The pound was the standout underperformer in the European session as manufacturing PMI fell to a headline reading of 50.5 after a downwardly revised 51.9 (52.1) in April. Most of the components of the report were weak with new orders at the lowest levels since November and exports at the lowest level since May 2009. After the surprisingly soft Q1 GDP print, the PMI readings will be an important focus for the BoE so today’s data may prompt further cautious tones. The more important services indicator is due on Thursday. Last week we lifted our GBP forecasts and with our 3m GBPUSD target now almost reached, we are cautious of further upside from current levels. We continue to expect upside versus the euro however. With much of Europe on vacation, it was an otherwise quiet session – AUD came under pressure after the RBS cut its cash rate by 50bp, surpassing market expectations. A cut had been expected, but the vast majority of economic opinion had been looking for a smaller 25 bp. Even the rates market (which has been habitually over-dovish over the past 9 months) was not dovish enough for today’s meeting, and only 34 bp of easing was priced in ahead of the actual decision. AUDUSD dropped 80 pips and still looks heavy. The decision itself is unusual historically – although the bank has cut in increments of more than 25 bp before, this has usually been in response to external shocks. For example, the cash rate was lowered by 100 bp in Feb 2009 during the depths of the global financial crisis. Although we will have to wait until Friday’s quarterly Statement of Monetary Policy to see the full rationale, today’s policy statement pointed again to the likelihood of “below trend” growth, but stressed that there was no evidence that a “deep downturn” is occurring.

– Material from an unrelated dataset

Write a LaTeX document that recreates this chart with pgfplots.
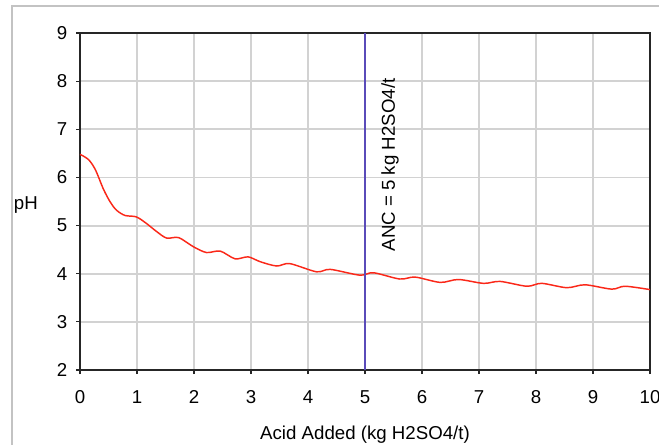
\documentclass[border=0pt]{standalone}
\usepackage{pgfplots}
\pgfplotsset{compat=1.18}
\usepackage{fontspec}
\setmainfont{Liberation Sans}
\definecolor{curvered}{RGB}{250,40,25}
\definecolor{ancblue}{RGB}{90,75,185}
\definecolor{gridgray}{RGB}{210,210,210}
\definecolor{framegray}{RGB}{195,195,195}
\begin{document}
\begin{tikzpicture}
% canvas (659 x 444 px at 0.75pt per px) and outer chart frame
\useasboundingbox (0pt,0pt) rectangle (494.25pt,333pt);
\draw[framegray,line width=1.2pt] (9pt,-2pt) -- (9pt,328.5pt) -- (496pt,328.5pt);
\begin{axis}[
  at={(60pt,55.5pt)}, anchor=south west,
  scale only axis, width=427.5pt, height=252.75pt,
  xmin=0, xmax=10, ymin=2, ymax=9,
  xtick={0,1,...,10}, ytick={2,3,...,9},
  grid=major,
  major grid style={gridgray,line width=1.4pt},
  axis line style={black!85,line width=1.1pt},
  tick style={black!85,line width=0.9pt},
  tick align=outside, major tick length=3pt,
  xtick pos=bottom, ytick pos=left,
  tick label style={font=\fontsize{14}{16.5}\selectfont},
  /pgf/number format/assume math mode=true,
  xticklabel style={yshift=-9pt},
  yticklabel style={xshift=-3pt},
  xlabel={Acid Added (kg H2SO4/t)},
  xlabel style={font=\fontsize{14}{16.5}\selectfont, yshift=-10pt},
  clip=false,
]
\addplot[curvered, line width=1.1pt, smooth, tension=0.5] coordinates {
(0.00,6.48) (0.15,6.37) (0.27,6.16) (0.41,5.76) (0.53,5.49)
(0.64,5.32) (0.79,5.21) (0.99,5.18) (1.17,5.04) (1.34,4.88) (1.52,4.74)
(1.73,4.75) (1.99,4.56) (2.22,4.44) (2.46,4.47) (2.72,4.31) (2.95,4.35)
(3.16,4.25) (3.45,4.16) (3.68,4.21) (4.15,4.04) (4.39,4.09) (4.91,3.97)
(5.15,4.02) (5.61,3.89) (5.88,3.93) (6.32,3.82) (6.64,3.88) (7.08,3.80)
(7.37,3.84) (7.84,3.74) (8.10,3.80) (8.54,3.71) (8.86,3.77) (9.33,3.68)
(9.56,3.74) (10.00,3.67)
};
\addplot[ancblue, line width=0.9pt] coordinates {(5,2) (5,9)};
\node[rotate=90, font=\fontsize{14}{16.5}\selectfont] at (axis cs:5.44,6.26) {ANC = 5 kg H2SO4/t};
\node[font=\fontsize{14}{16.5}\selectfont] at (axis cs:-0.95,5.42) {pH};
\end{axis}
\end{tikzpicture}
\end{document}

In response, our Australia economics team have changed their RBA call – they now think the RBA will cut again in August taking the cash rate to 3.5% by year end (and not 3.75% as originally forecast). Elsewhere, Japanese officials have raised their rhetoric in response to USDJPY falling through 80.00, describing the move as “somewhat rapid”. Special attention was paid to the risk that speculators might take advantage of thin holiday markets to push the yen higher. Otherwise, on Tuesday manufacturing ISM is the key data point and we are slightly above consensus in looking for a 53.5 release, while BoC’s Carney will likely continue his assertive views on the Canadian economy.